Think of the number of video games based on movies that you’ve played. Now think if how many of them you’ve actually enjoyed playing. I’d say that you’d be able to count those games on one hand, but said hand most likely met the business end of a chainsaw a long time ago, right? The sad truth is that comic book movie video games are rarely decent. And that goes quadruple for anything with a Marvel stamp on it.
Barring the game based on the first Captain America film, they’ve all hovered between mediocre and wishing that you’d spent the afternoon driving razor blades underneath your toenails. The Iron Man games are an exercise in control schemes from hell, The Amazing Spider-Man 2 is the worst Spider-Man game ever made in much the same way that its cinematic source material is also simply the worst and the tie-in for Thor was just…uuuungghhhh.

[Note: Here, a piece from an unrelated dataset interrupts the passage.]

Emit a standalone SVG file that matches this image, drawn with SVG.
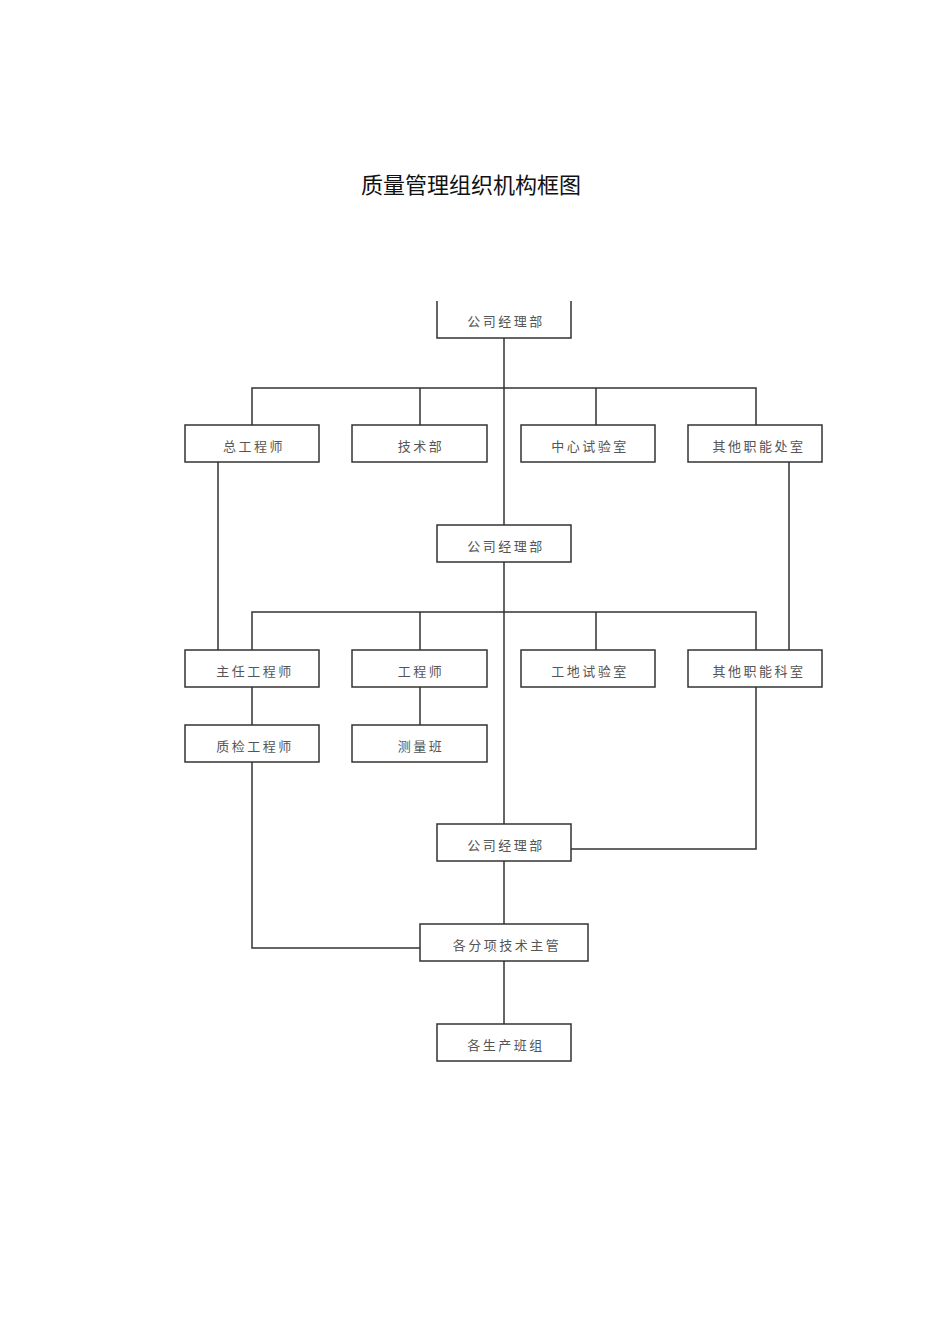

But maybe times are changing for the house of ideas. Because they’ve got a novel plan for their reborn video game efforts: They’re going to let them exist without needing to be beholden to their movie counterparts. Stealing a few pages from the DC Comics and Warner Bros. Interactive playbook, Marvel Games creative director Bill Rosemann explained to IGN that their video game projects would have plenty of creative freedom.
“It’s a bit like we’re saying, ‘Hey you’re the chef, you’re going to make this meal. Here’s all of the ingredients. You pick the ingredients that you like and make a new meal,’” Rosemann said.
We want all of our games to tell an original, all new story. We want [our development partners] to have passion, we want them to put their stamp on the games. It’s their game. We want it to be their vision. We’re not going to rush things, we’re not going to get things out before they’re done.
We’re also not going to try to do the very tricky balancing act of trying to make a game that adapts a movie and get it out in the same window as the movie.
And really, that’s the best way to go. If it works for DC, it’ll work hundreds for Marvel. And with a slate of upcoming games that includes Telltale’s family dynamic-themed Guardians of the Galaxy, Insomniac’s Spider-Man and an Avengers initiative from Square Enix, I’m pumped to see what’s on the horizon. Which hopefully isn’t a sequel to X-Men: Destiny.